━━━ MATERIAL ━━━

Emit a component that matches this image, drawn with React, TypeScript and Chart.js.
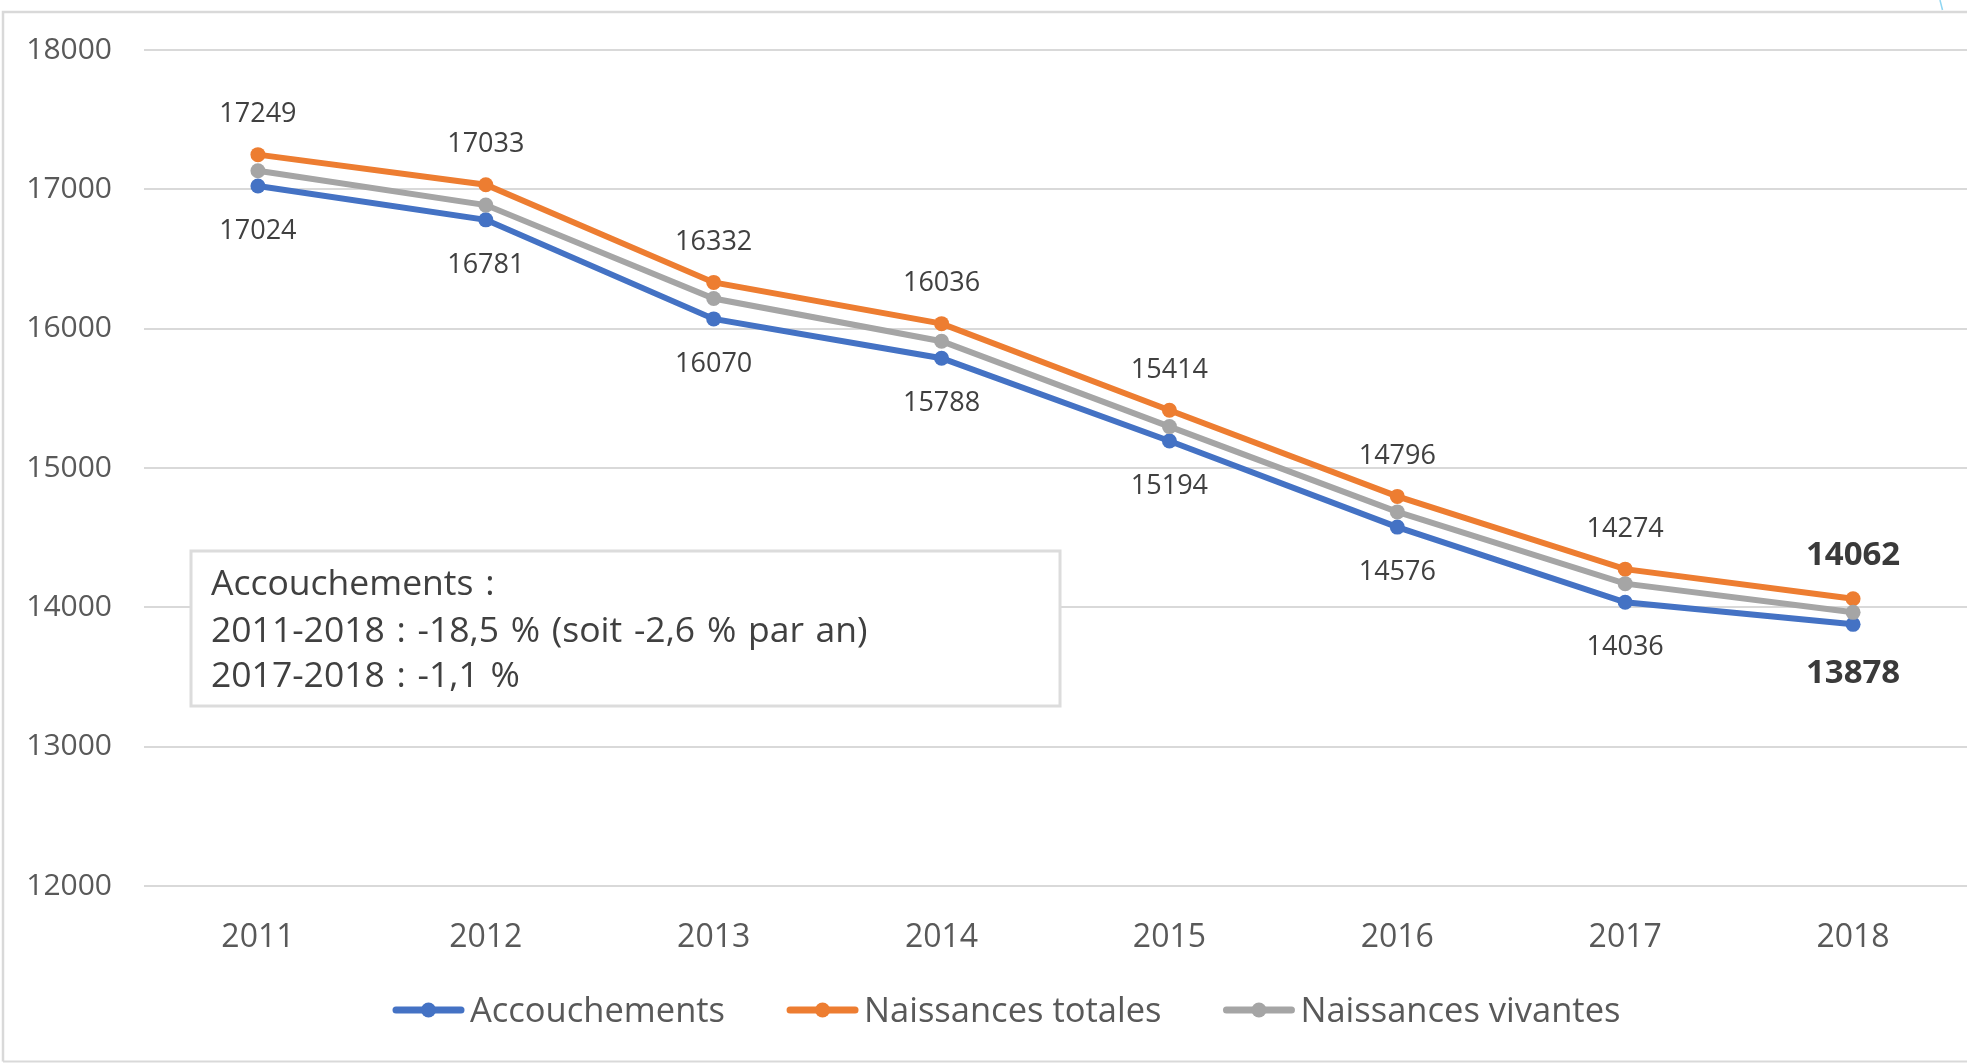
import React, { useEffect, useRef } from 'react';
import { Chart, registerables } from 'chart.js';

Chart.register(...registerables);

const categories = ['2011', '2012', '2013', '2014', '2015', '2016', '2017', '2018'];
const accouchements = [17024, 16781, 16070, 15788, 15194, 14576, 14036, 13878];
const naissancesTotales = [17249, 17033, 16332, 16036, 15414, 14796, 14274, 14062];
const naissancesVivantes = [17133, 16887, 16216, 15910, 15297, 14685, 14170, 13964];
const seriesNames = ['Accouchements', 'Naissances totales', 'Naissances vivantes'];
const seriesColors = ['#4472C4', '#ED7D31', '#A5A5A5'];
const yMin = 12000;
const yMax = 18000;
const yStep = 1000;
const noteLines = [
  'Accouchements :',
  '2011-2018 : -18,5 % (soit -2,6 % par an)',
  '2017-2018 : -1,1 %',
];

const FONT = '"Open Sans", "Noto Sans", sans-serif';
const W = 1967;
const H = 1063;

const framePlugin = {
  id: 'frame',
  beforeDraw(chart: any) {
    const ctx = chart.ctx;
    ctx.save();
    ctx.fillStyle = '#ffffff';
    ctx.fillRect(0, 0, chart.width, chart.height);
    ctx.strokeStyle = '#d9d9d9';
    ctx.lineWidth = 2.5;
    ctx.beginPath();
    ctx.moveTo(3, chart.height - 1.5);
    ctx.lineTo(3, 12);
    ctx.lineTo(chart.width, 12);
    ctx.stroke();
    ctx.lineWidth = 2;
    ctx.beginPath();
    ctx.moveTo(3, chart.height - 1.5);
    ctx.lineTo(chart.width, chart.height - 1.5);
    ctx.stroke();
    ctx.strokeStyle = '#8fd6f2';
    ctx.lineWidth = 1.5;
    ctx.beginPath();
    ctx.moveTo(1940, 0);
    ctx.lineTo(1942.5, 10);
    ctx.stroke();
    ctx.restore();
  },
};

const labelPlugin = {
  id: 'valueLabels',
  afterDatasetsDraw(chart: any) {
    const ctx = chart.ctx;
    ctx.save();
    ctx.textAlign = 'center';
    ctx.textBaseline = 'middle';
    const specs = [
      { ds: 0, dir: 1 },
      { ds: 1, dir: -1 },
    ];
    specs.forEach(({ ds, dir }) => {
      const meta = chart.getDatasetMeta(ds);
      const data = chart.data.datasets[ds].data as number[];
      meta.data.forEach((pt: any, i: number) => {
        const last = i === data.length - 1;
        ctx.fillStyle = last ? '#3a3a3a' : '#404040';
        ctx.font = last ? `bold 33px ${FONT}` : `27px ${FONT}`;
        const off = last ? (dir > 0 ? 49 : -43) : dir > 0 ? 45 : -40;
        ctx.fillText(String(data[i]), pt.x, pt.y + off);
      });
    });
    ctx.restore();
  },
};

const overlayPlugin = {
  id: 'overlay',
  afterDraw(chart: any) {
    const ctx = chart.ctx;
    ctx.save();
    // note box
    const bx = 191, by = 551, bw = 869, bh = 155;
    ctx.fillStyle = '#ffffff';
    ctx.fillRect(bx, by, bw, bh);
    ctx.strokeStyle = '#dcdcdc';
    ctx.lineWidth = 3;
    ctx.strokeRect(bx, by, bw, bh);
    ctx.fillStyle = '#404040';
    ctx.font = `35.5px ${FONT}`;
    try {
      (ctx as any).wordSpacing = '2.5px';
    } catch (e) {}
    ctx.textAlign = 'left';
    ctx.textBaseline = 'alphabetic';
    const baselines = [595, 642, 687];
    noteLines.forEach((t, i) => ctx.fillText(t, 211, baselines[i]));
    try {
      (ctx as any).wordSpacing = '0px';
    } catch (e) {}

    // legend
    ctx.font = `34.5px ${FONT}`;
    const lineW = 71;
    const gapText = 6;
    const itemGap = 62;
    const cy = 1010;
    let x = 393;
    seriesNames.forEach((name, i) => {
      ctx.strokeStyle = seriesColors[i];
      ctx.lineWidth = 7;
      ctx.lineCap = 'round';
      ctx.beginPath();
      ctx.moveTo(x + 3, cy);
      ctx.lineTo(x + lineW - 3, cy);
      ctx.stroke();
      ctx.fillStyle = seriesColors[i];
      ctx.beginPath();
      ctx.arc(x + lineW / 2, cy, 7.5, 0, Math.PI * 2);
      ctx.fill();
      ctx.fillStyle = '#595959';
      ctx.fillText(name, x + lineW + gapText, 1022);
      x += lineW + gapText + ctx.measureText(name).width + itemGap;
    });
    ctx.restore();
  },
};

export default function App() {
  const ref = useRef<HTMLCanvasElement | null>(null);

  useEffect(() => {
    if (!ref.current) return;
    const values = [accouchements, naissancesTotales, naissancesVivantes];
    const orders = [2, 1, 0];
    const chart = new Chart(ref.current, {
      type: 'line',
      data: {
        labels: categories,
        datasets: values.map((v, i) => ({
          label: seriesNames[i],
          data: v,
          borderColor: seriesColors[i],
          backgroundColor: seriesColors[i],
          pointBackgroundColor: seriesColors[i],
          pointBorderColor: seriesColors[i],
          pointBorderWidth: 0,
          pointRadius: 7.5,
          pointHoverRadius: 7.5,
          borderWidth: 6,
          tension: 0,
          fill: false,
          order: orders[i],
        })),
      },
      options: {
        responsive: false,
        maintainAspectRatio: false,
        animation: false,
        devicePixelRatio: 1,
        layout: { autoPadding: false, padding: { left: 0, right: 0, top: 50, bottom: 77 } },
        plugins: {
          legend: { display: false },
          tooltip: { enabled: false },
        },
        scales: {
          x: {
            offset: true,
            grid: { display: false },
            border: { display: false },
            ticks: {
              font: { family: FONT, size: 32 },
              color: '#595959',
              padding: 25,
              maxRotation: 0,
            },
            afterFit: (s: any) => {
              s.height = 100;
              s.paddingLeft = 0;
              s.paddingRight = 0;
            },
          },
          y: {
            min: yMin,
            max: yMax,
            ticks: {
              stepSize: yStep,
              font: { family: FONT, size: 30 },
              color: '#595959',
              padding: 32,
              callback: (v: any) => String(v),
            },
            grid: { color: '#d9d9d9', lineWidth: 2, drawTicks: false },
            border: { display: false },
            afterFit: (s: any) => {
              s.width = 144;
            },
          },
        },
      },
      plugins: [framePlugin, labelPlugin, overlayPlugin],
    });
    return () => chart.destroy();
  }, []);

  return (
    <div style={{ position: 'fixed', left: 0, top: 0, width: W, height: H, background: '#fff' }}>
      <canvas ref={ref} width={W} height={H} style={{ width: W, height: H, display: 'block' }} />
    </div>
  );
}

━━━

> _AIM OF THE EXERCISE_
Write out again every line above exactly as given; the pictures do not belong in the copy.

> _FULL RESPONSE_
Emit a component that matches this image, drawn with React, TypeScript and Chart.js.
import React, { useEffect, useRef } from 'react';
import { Chart, registerables } from 'chart.js';

Chart.register(...registerables);

const categories = ['2011', '2012', '2013', '2014', '2015', '2016', '2017', '2018'];
const accouchements = [17024, 16781, 16070, 15788, 15194, 14576, 14036, 13878];
const naissancesTotales = [17249, 17033, 16332, 16036, 15414, 14796, 14274, 14062];
const naissancesVivantes = [17133, 16887, 16216, 15910, 15297, 14685, 14170, 13964];
const seriesNames = ['Accouchements', 'Naissances totales', 'Naissances vivantes'];
const seriesColors = ['#4472C4', '#ED7D31', '#A5A5A5'];
const yMin = 12000;
const yMax = 18000;
const yStep = 1000;
const noteLines = [
  'Accouchements :',
  '2011-2018 : -18,5 % (soit -2,6 % par an)',
  '2017-2018 : -1,1 %',
];

const FONT = '"Open Sans", "Noto Sans", sans-serif';
const W = 1967;
const H = 1063;

const framePlugin = {
  id: 'frame',
  beforeDraw(chart: any) {
    const ctx = chart.ctx;
    ctx.save();
    ctx.fillStyle = '#ffffff';
    ctx.fillRect(0, 0, chart.width, chart.height);
    ctx.strokeStyle = '#d9d9d9';
    ctx.lineWidth = 2.5;
    ctx.beginPath();
    ctx.moveTo(3, chart.height - 1.5);
    ctx.lineTo(3, 12);
    ctx.lineTo(chart.width, 12);
    ctx.stroke();
    ctx.lineWidth = 2;
    ctx.beginPath();
    ctx.moveTo(3, chart.height - 1.5);
    ctx.lineTo(chart.width, chart.height - 1.5);
    ctx.stroke();
    ctx.strokeStyle = '#8fd6f2';
    ctx.lineWidth = 1.5;
    ctx.beginPath();
    ctx.moveTo(1940, 0);
    ctx.lineTo(1942.5, 10);
    ctx.stroke();
    ctx.restore();
  },
};

const labelPlugin = {
  id: 'valueLabels',
  afterDatasetsDraw(chart: any) {
    const ctx = chart.ctx;
    ctx.save();
    ctx.textAlign = 'center';
    ctx.textBaseline = 'middle';
    const specs = [
      { ds: 0, dir: 1 },
      { ds: 1, dir: -1 },
    ];
    specs.forEach(({ ds, dir }) => {
      const meta = chart.getDatasetMeta(ds);
      const data = chart.data.datasets[ds].data as number[];
      meta.data.forEach((pt: any, i: number) => {
        const last = i === data.length - 1;
        ctx.fillStyle = last ? '#3a3a3a' : '#404040';
        ctx.font = last ? `bold 33px ${FONT}` : `27px ${FONT}`;
        const off = last ? (dir > 0 ? 49 : -43) : dir > 0 ? 45 : -40;
        ctx.fillText(String(data[i]), pt.x, pt.y + off);
      });
    });
    ctx.restore();
  },
};

const overlayPlugin = {
  id: 'overlay',
  afterDraw(chart: any) {
    const ctx = chart.ctx;
    ctx.save();
    // note box
    const bx = 191, by = 551, bw = 869, bh = 155;
    ctx.fillStyle = '#ffffff';
    ctx.fillRect(bx, by, bw, bh);
    ctx.strokeStyle = '#dcdcdc';
    ctx.lineWidth = 3;
    ctx.strokeRect(bx, by, bw, bh);
    ctx.fillStyle = '#404040';
    ctx.font = `35.5px ${FONT}`;
    try {
      (ctx as any).wordSpacing = '2.5px';
    } catch (e) {}
    ctx.textAlign = 'left';
    ctx.textBaseline = 'alphabetic';
    const baselines = [595, 642, 687];
    noteLines.forEach((t, i) => ctx.fillText(t, 211, baselines[i]));
    try {
      (ctx as any).wordSpacing = '0px';
    } catch (e) {}

    // legend
    ctx.font = `34.5px ${FONT}`;
    const lineW = 71;
    const gapText = 6;
    const itemGap = 62;
    const cy = 1010;
    let x = 393;
    seriesNames.forEach((name, i) => {
      ctx.strokeStyle = seriesColors[i];
      ctx.lineWidth = 7;
      ctx.lineCap = 'round';
      ctx.beginPath();
      ctx.moveTo(x + 3, cy);
      ctx.lineTo(x + lineW - 3, cy);
      ctx.stroke();
      ctx.fillStyle = seriesColors[i];
      ctx.beginPath();
      ctx.arc(x + lineW / 2, cy, 7.5, 0, Math.PI * 2);
      ctx.fill();
      ctx.fillStyle = '#595959';
      ctx.fillText(name, x + lineW + gapText, 1022);
      x += lineW + gapText + ctx.measureText(name).width + itemGap;
    });
    ctx.restore();
  },
};

export default function App() {
  const ref = useRef<HTMLCanvasElement | null>(null);

  useEffect(() => {
    if (!ref.current) return;
    const values = [accouchements, naissancesTotales, naissancesVivantes];
    const orders = [2, 1, 0];
    const chart = new Chart(ref.current, {
      type: 'line',
      data: {
        labels: categories,
        datasets: values.map((v, i) => ({
          label: seriesNames[i],
          data: v,
          borderColor: seriesColors[i],
          backgroundColor: seriesColors[i],
          pointBackgroundColor: seriesColors[i],
          pointBorderColor: seriesColors[i],
          pointBorderWidth: 0,
          pointRadius: 7.5,
          pointHoverRadius: 7.5,
          borderWidth: 6,
          tension: 0,
          fill: false,
          order: orders[i],
        })),
      },
      options: {
        responsive: false,
        maintainAspectRatio: false,
        animation: false,
        devicePixelRatio: 1,
        layout: { autoPadding: false, padding: { left: 0, right: 0, top: 50, bottom: 77 } },
        plugins: {
          legend: { display: false },
          tooltip: { enabled: false },
        },
        scales: {
          x: {
            offset: true,
            grid: { display: false },
            border: { display: false },
            ticks: {
              font: { family: FONT, size: 32 },
              color: '#595959',
              padding: 25,
              maxRotation: 0,
            },
            afterFit: (s: any) => {
              s.height = 100;
              s.paddingLeft = 0;
              s.paddingRight = 0;
            },
          },
          y: {
            min: yMin,
            max: yMax,
            ticks: {
              stepSize: yStep,
              font: { family: FONT, size: 30 },
              color: '#595959',
              padding: 32,
              callback: (v: any) => String(v),
            },
            grid: { color: '#d9d9d9', lineWidth: 2, drawTicks: false },
            border: { display: false },
            afterFit: (s: any) => {
              s.width = 144;
            },
          },
        },
      },
      plugins: [framePlugin, labelPlugin, overlayPlugin],
    });
    return () => chart.destroy();
  }, []);

  return (
    <div style={{ position: 'fixed', left: 0, top: 0, width: W, height: H, background: '#fff' }}>
      <canvas ref={ref} width={W} height={H} style={{ width: W, height: H, display: 'block' }} />
    </div>
  );
}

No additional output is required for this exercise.